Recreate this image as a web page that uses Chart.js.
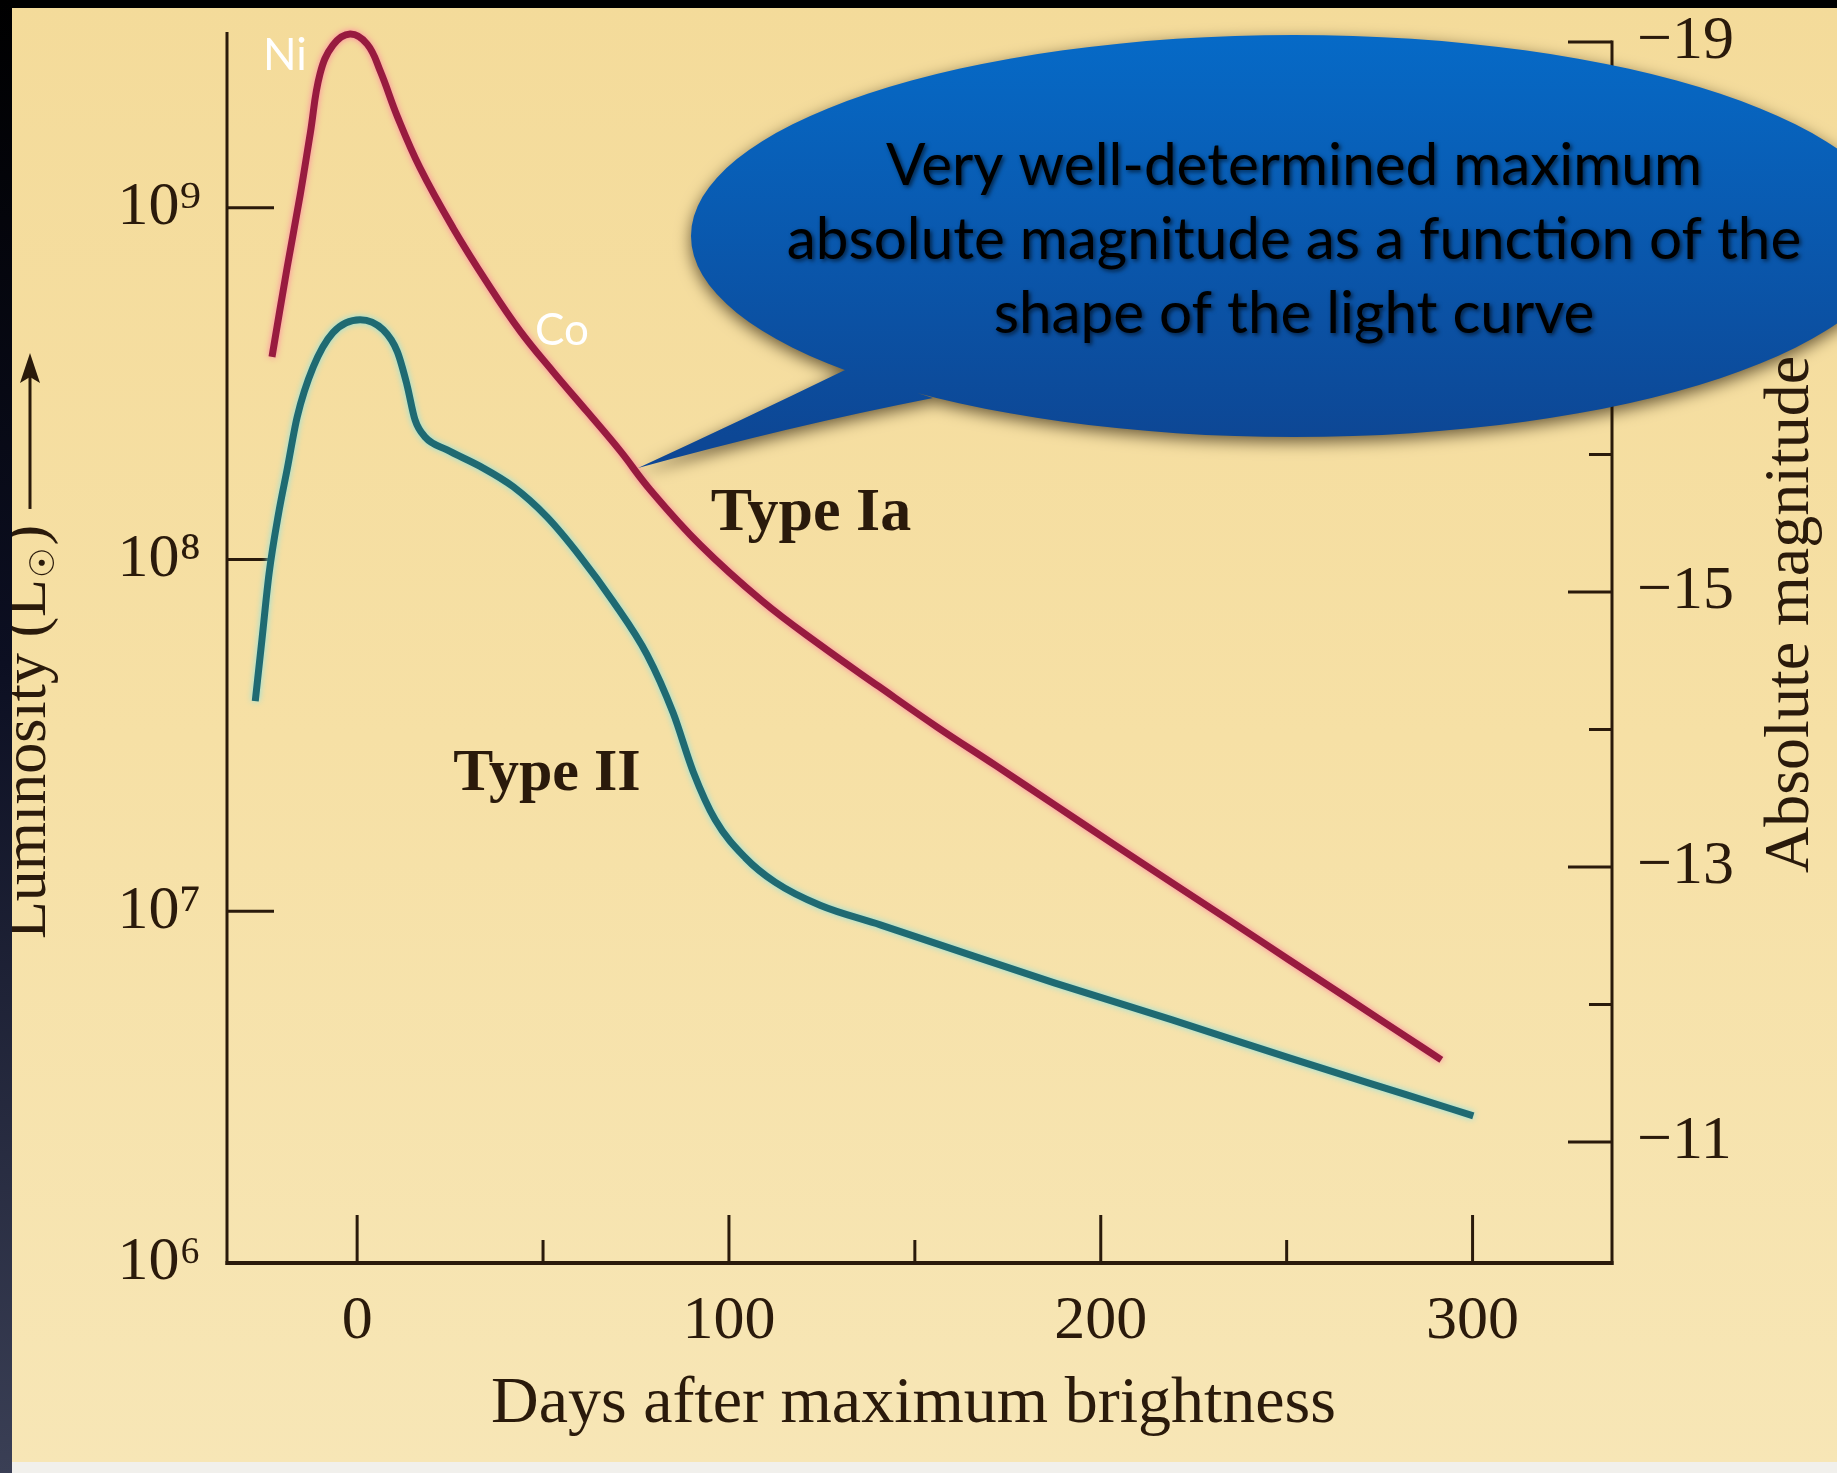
<!DOCTYPE html>
<html>
<head>
<meta charset="utf-8">
<title>Supernova light curves</title>
<script src="https://cdn.jsdelivr.net/npm/chart.js@4.4.0/dist/chart.umd.min.js"></script>
<style>
  html, body { margin: 0; padding: 0; background: #f5dfa2; overflow: hidden; }
  canvas { display: block; }
</style>
</head>
<body>
<canvas id="lc" width="1837" height="1473" style="width:1837px;height:1473px"></canvas>
<script>
// Days after maximum brightness and luminosity (solar units) for each light curve
const daysIa = [-22.9, -18.8, -15.3, -12.6, -10.0, -6.5, -1.9, 2.7, 6.2, 10.8, 16.9, 25.8, 35.0, 43.8, 52.7, 61.9,
                70.7, 78.8, 92.3, 108.9, 124.5, 140.4, 156.0, 171.9, 187.5, 203.3, 219.2, 234.8, 250.7, 266.3, 282.1, 291.6];
const lumIa  = [3.77e8, 6.79e8, 1.09e9, 1.63e9, 2.40e9, 2.90e9, 3.12e9, 2.92e9, 2.45e9, 1.82e9, 1.30e9, 8.77e8, 6.12e8, 4.47e8, 3.42e8, 2.63e8,
                2.04e8, 1.58e8, 1.10e8, 7.63e7, 5.72e7, 4.35e7, 3.34e7, 2.59e7, 2.01e7, 1.555e7, 1.204e7, 9.39e6, 7.27e6, 5.67e6, 4.40e6, 3.78e6];

const daysII = [-27.4, -25.6, -23.7, -21.2, -18.8, -16.1, -11.8, -6.5, 0.8, 7.0, 10.8, 13.4, 15.6, 18.3, 24.2, 33.1, 42.0,
                51.1, 60.0, 68.9, 78.0, 85.0, 90.4, 96.3, 104.4, 112.4, 124.5, 140.7, 156.0, 187.5, 219.2, 250.7, 282.1, 300.2];
const lumII  = [3.96e7, 5.92e7, 9.10e7, 1.34e8, 1.81e8, 2.55e8, 3.53e8, 4.42e8, 4.81e8, 4.50e8, 3.90e8, 3.14e8, 2.49e8, 2.23e8, 2.05e8, 1.84e8, 1.61e8,
                1.32e8, 1.02e8, 7.59e7, 5.36e7, 3.66e7, 2.49e7, 1.82e7, 1.42e7, 1.21e7, 1.04e7, 9.15e6, 8.08e6, 6.26e6, 4.91e6, 3.83e6, 3.01e6, 2.62e6];

const seriesNames = ['Type Ia', 'Type II'];

// Axis ticks
const lumTicks = [1e6, 1e7, 1e8, 1e9];
const lumTickLabels = ['10⁶', '10⁷', '10⁸', '10⁹'];
const dayTicks = [0, 100, 200, 300];
const dayTickLabels = ['0', '100', '200', '300'];
const dayMinorTicks = [50, 150, 250];
const magTicks = [-19, -18, -17, -16, -15, -14, -13, -12, -11];
const magLabelled = [-19, -15, -13, -11];

// Text
const xTitle = 'Days after maximum brightness';
const yTitle = ['Luminosity (L', '☉', ')'];
const magTitle = 'Absolute magnitude';
const isotopeLabels = ['Ni', 'Co'];
const calloutLines = ['Very well-determined maximum', 'absolute magnitude as a function of the', 'shape of the light curve'];

const SERIF = "'Liberation Serif', 'DejaVu Serif', serif";
const SANS = "Lato, 'Open Sans', sans-serif";
const INK = '#2a1a0b';

const points = (xs, ys) => xs.map((x, i) => ({ x, y: ys[i] }));
const glowColors = ['rgba(255,125,160,0.95)', 'rgba(130,225,230,0.95)'];

function seg(ctx, x1, y1, x2, y2) {
  ctx.beginPath(); ctx.moveTo(x1, y1); ctx.lineTo(x2, y2); ctx.stroke();
}

// Paper background
const paper = {
  id: 'paper',
  beforeDraw(chart) {
    const { ctx, width, height } = chart;
    ctx.save();
    const g = ctx.createLinearGradient(0, 0, 0, height);
    g.addColorStop(0, '#f4db9a');
    g.addColorStop(0.5, '#f6e0a5');
    g.addColorStop(1, '#f7e6b6');
    ctx.fillStyle = g;
    ctx.fillRect(0, 0, width, height);
    ctx.restore();
  }
};

// Axis lines and inward-pointing tick marks
const axisMarks = {
  id: 'axisMarks',
  beforeDatasetsDraw(chart) {
    const { ctx, chartArea: a, scales } = chart;
    const xs = scales.x, ys = scales.y, ms = scales.mag;
    ctx.save();
    ctx.strokeStyle = INK;
    ctx.lineWidth = 3;
    seg(ctx, a.left, a.top, a.left, a.bottom + 2);
    const magTop = ms.getPixelForValue(magTicks[0]);
    seg(ctx, a.right, magTop - 1.5, a.right, a.bottom + 2);
    ctx.lineWidth = 4;
    seg(ctx, a.left - 1.5, a.bottom, a.right + 1.5, a.bottom);
    ctx.lineWidth = 3;
    lumTicks.forEach(v => {
      const py = ys.getPixelForValue(v);
      if (py < a.bottom - 2) seg(ctx, a.left, py, a.left + 47, py);
    });
    dayTicks.forEach(v => {
      const px = xs.getPixelForValue(v);
      seg(ctx, px, a.bottom, px, a.bottom - 48);
    });
    dayMinorTicks.forEach(v => {
      const px = xs.getPixelForValue(v);
      seg(ctx, px, a.bottom, px, a.bottom - 23);
    });
    magTicks.forEach(v => {
      const py = ms.getPixelForValue(v);
      const len = Math.abs(v) % 2 === 1 ? 44 : 23;
      seg(ctx, a.right, py, a.right - len, py);
    });
    ctx.restore();
  }
};

// Soft coloured fringe round each curve
const glow = {
  id: 'glow',
  beforeDatasetDraw(chart, args) {
    chart.ctx.save();
    chart.ctx.shadowColor = glowColors[args.index];
    chart.ctx.shadowBlur = 6;
  },
  afterDatasetDraw(chart) { chart.ctx.restore(); }
};

// Titles, curve labels, speech bubble and page edges
const overlay = {
  id: 'overlay',
  afterDraw(chart) {
    const { ctx, width, height, chartArea: a } = chart;
    ctx.save();
    ctx.fillStyle = INK;
    ctx.textBaseline = 'alphabetic';

    // x title
    ctx.font = `66px ${SERIF}`;
    ctx.textAlign = 'center';
    ctx.fillText(xTitle, (a.left + a.right) / 2 - 6, 1422);

    // left title with arrow
    ctx.save();
    ctx.translate(45, 939);
    ctx.rotate(-Math.PI / 2);
    ctx.textAlign = 'left';
    ctx.font = `62px ${SERIF}`;
    ctx.fillText(yTitle[0], 0, 0);
    let w = ctx.measureText(yTitle[0]).width;
    ctx.font = `34px 'DejaVu Sans', ${SERIF}`;
    ctx.fillText(yTitle[1], w + 1, 9);
    w += ctx.measureText(yTitle[1]).width + 3;
    ctx.font = `62px ${SERIF}`;
    ctx.fillText(yTitle[2], w, 0);
    w += ctx.measureText(yTitle[2]).width;
    const tip = 939 - 353;
    ctx.strokeStyle = INK;
    ctx.lineWidth = 3;
    seg(ctx, w + 16, -15, tip - 20, -15);
    ctx.beginPath();
    ctx.moveTo(tip, -15);
    ctx.lineTo(tip - 30, -25);
    ctx.lineTo(tip - 24, -15);
    ctx.lineTo(tip - 30, -5);
    ctx.closePath();
    ctx.fill();
    ctx.restore();

    // right title
    ctx.save();
    ctx.translate(1808, 873);
    ctx.rotate(-Math.PI / 2);
    ctx.textAlign = 'left';
    ctx.font = `64px ${SERIF}`;
    ctx.fillText(magTitle, 0, 0);
    ctx.restore();

    // curve names
    ctx.textAlign = 'center';
    ctx.font = `bold 62px ${SERIF}`;
    ctx.fillText(seriesNames[0], 811, 530);
    ctx.font = `bold 60px ${SERIF}`;
    ctx.fillText(seriesNames[1], 547, 790);

    // isotope labels
    ctx.fillStyle = '#ffffff';
    ctx.textAlign = 'left';
    ctx.font = `44px ${SANS}`;
    ctx.fillText(isotopeLabels[0], 263, 70);
    ctx.fillText(isotopeLabels[1], 535, 345);

    // speech bubble
    const cx = 1294, cy = 236, rx = 603, ry = 201;
    ctx.save();
    ctx.beginPath();
    ctx.ellipse(cx, cy, rx, ry, 0, 0, Math.PI * 2);
    ctx.moveTo(638, 468);
    ctx.quadraticCurveTo(740, 421, 845, 370);
    ctx.lineTo(933, 398);
    ctx.quadraticCurveTo(790, 426, 638, 468);
    ctx.closePath();
    const bg = ctx.createLinearGradient(0, cy - ry, 0, cy + ry);
    bg.addColorStop(0, '#066ac7');
    bg.addColorStop(1, '#0d4795');
    ctx.fillStyle = bg;
    ctx.shadowColor = 'rgba(30,18,0,0.65)';
    ctx.shadowBlur = 16;
    ctx.shadowOffsetY = 5;
    ctx.fill();
    ctx.restore();

    ctx.save();
    ctx.font = `100px ${SANS}`;
    const fs = 100 * 1015 / ctx.measureText(calloutLines[1]).width;
    ctx.font = `${fs.toFixed(1)}px ${SANS}`;
    ctx.textAlign = 'center';
    ctx.fillStyle = '#000000';
    ctx.shadowColor = 'rgba(0,0,0,0.6)';
    ctx.shadowBlur = 4;
    ctx.shadowOffsetX = 2;
    ctx.shadowOffsetY = 2;
    [185, 259, 333].forEach((by, i) => ctx.fillText(calloutLines[i], cx, by));
    ctx.restore();

    // page edges
    ctx.fillStyle = '#f1f0ec';
    ctx.fillRect(0, 1462, width, height - 1462);
    ctx.fillStyle = '#000000';
    ctx.fillRect(0, 0, width, 8);
    const lg = ctx.createLinearGradient(0, 0, 0, height);
    lg.addColorStop(0, '#000000');
    lg.addColorStop(0.45, '#0c0f22');
    lg.addColorStop(1, '#3a3f55');
    ctx.fillStyle = lg;
    ctx.fillRect(0, 0, 12, height);
    ctx.restore();
  }
};

const noPad = s => { s.paddingTop = 0; s.paddingBottom = 0; s.paddingLeft = 0; s.paddingRight = 0; };

new Chart(document.getElementById('lc'), {
  type: 'line',
  data: {
    datasets: [
      {
        label: seriesNames[0],
        data: points(daysIa, lumIa),
        borderColor: '#981b3f',
        borderWidth: 7,
        pointRadius: 0,
        tension: 0.4,
        fill: false,
        clip: false,
        yAxisID: 'y'
      },
      {
        label: seriesNames[1],
        data: points(daysII, lumII),
        borderColor: '#1f6a72',
        borderWidth: 7,
        pointRadius: 0,
        cubicInterpolationMode: 'monotone',
        fill: false,
        clip: false,
        yAxisID: 'y'
      }
    ]
  },
  options: {
    responsive: false,
    animation: false,
    devicePixelRatio: 1,
    layout: { padding: { top: 32, left: 0, right: 0, bottom: 0 } },
    plugins: { legend: { display: false }, tooltip: { enabled: false } },
    scales: {
      x: {
        type: 'linear',
        position: 'bottom',
        min: -35,
        max: 337.5,
        grid: { display: false, drawTicks: false },
        border: { display: false },
        afterBuildTicks: s => { s.ticks = dayTicks.map(v => ({ value: v })); },
        afterFit: s => { s.height = 210; noPad(s); },
        ticks: {
          autoSkip: false, maxRotation: 0, padding: 22, color: INK,
          font: { family: SERIF, size: 62 },
          callback: v => dayTickLabels[dayTicks.indexOf(v)]
        }
      },
      y: {
        type: 'logarithmic',
        position: 'left',
        min: 1e6,
        max: 3.162e9,
        grid: { display: false, drawTicks: false },
        border: { display: false },
        afterBuildTicks: s => { s.ticks = lumTicks.map(v => ({ value: v })); },
        afterFit: s => { s.width = 227; noPad(s); },
        ticks: {
          autoSkip: false, padding: 26, color: INK,
          font: { family: SERIF, size: 62 },
          callback: v => lumTickLabels[lumTicks.indexOf(v)]
        }
      },
      mag: {
        type: 'linear',
        position: 'right',
        reverse: true,
        min: -19.073,
        max: -10.12,
        grid: { display: false, drawTicks: false },
        border: { display: false },
        afterBuildTicks: s => { s.ticks = magTicks.map(v => ({ value: v })); },
        afterFit: s => { s.width = 225; noPad(s); },
        ticks: {
          autoSkip: false, padding: 25, color: INK,
          font: { family: SERIF, size: 62 },
          callback: v => magLabelled.includes(v) ? '−' + Math.abs(v) : ''
        }
      }
    }
  },
  plugins: [paper, axisMarks, glow, overlay]
});
</script>
</body>
</html>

..........

**What this task involves**. Could the lines from the top of the material through the line with "const magLabelled = [-19, -15, -13, -11];" be repeated exactly, pictures left out?

**Problem solution**.
Recreate this image as a web page that uses Chart.js.
<!DOCTYPE html>
<html>
<head>
<meta charset="utf-8">
<title>Supernova light curves</title>
<script src="https://cdn.jsdelivr.net/npm/chart.js@4.4.0/dist/chart.umd.min.js"></script>
<style>
  html, body { margin: 0; padding: 0; background: #f5dfa2; overflow: hidden; }
  canvas { display: block; }
</style>
</head>
<body>
<canvas id="lc" width="1837" height="1473" style="width:1837px;height:1473px"></canvas>
<script>
// Days after maximum brightness and luminosity (solar units) for each light curve
const daysIa = [-22.9, -18.8, -15.3, -12.6, -10.0, -6.5, -1.9, 2.7, 6.2, 10.8, 16.9, 25.8, 35.0, 43.8, 52.7, 61.9,
                70.7, 78.8, 92.3, 108.9, 124.5, 140.4, 156.0, 171.9, 187.5, 203.3, 219.2, 234.8, 250.7, 266.3, 282.1, 291.6];
const lumIa  = [3.77e8, 6.79e8, 1.09e9, 1.63e9, 2.40e9, 2.90e9, 3.12e9, 2.92e9, 2.45e9, 1.82e9, 1.30e9, 8.77e8, 6.12e8, 4.47e8, 3.42e8, 2.63e8,
                2.04e8, 1.58e8, 1.10e8, 7.63e7, 5.72e7, 4.35e7, 3.34e7, 2.59e7, 2.01e7, 1.555e7, 1.204e7, 9.39e6, 7.27e6, 5.67e6, 4.40e6, 3.78e6];

const daysII = [-27.4, -25.6, -23.7, -21.2, -18.8, -16.1, -11.8, -6.5, 0.8, 7.0, 10.8, 13.4, 15.6, 18.3, 24.2, 33.1, 42.0,
                51.1, 60.0, 68.9, 78.0, 85.0, 90.4, 96.3, 104.4, 112.4, 124.5, 140.7, 156.0, 187.5, 219.2, 250.7, 282.1, 300.2];
const lumII  = [3.96e7, 5.92e7, 9.10e7, 1.34e8, 1.81e8, 2.55e8, 3.53e8, 4.42e8, 4.81e8, 4.50e8, 3.90e8, 3.14e8, 2.49e8, 2.23e8, 2.05e8, 1.84e8, 1.61e8,
                1.32e8, 1.02e8, 7.59e7, 5.36e7, 3.66e7, 2.49e7, 1.82e7, 1.42e7, 1.21e7, 1.04e7, 9.15e6, 8.08e6, 6.26e6, 4.91e6, 3.83e6, 3.01e6, 2.62e6];

const seriesNames = ['Type Ia', 'Type II'];

// Axis ticks
const lumTicks = [1e6, 1e7, 1e8, 1e9];
const lumTickLabels = ['10⁶', '10⁷', '10⁸', '10⁹'];
const dayTicks = [0, 100, 200, 300];
const dayTickLabels = ['0', '100', '200', '300'];
const dayMinorTicks = [50, 150, 250];
const magTicks = [-19, -18, -17, -16, -15, -14, -13, -12, -11];
const magLabelled = [-19, -15, -13, -11];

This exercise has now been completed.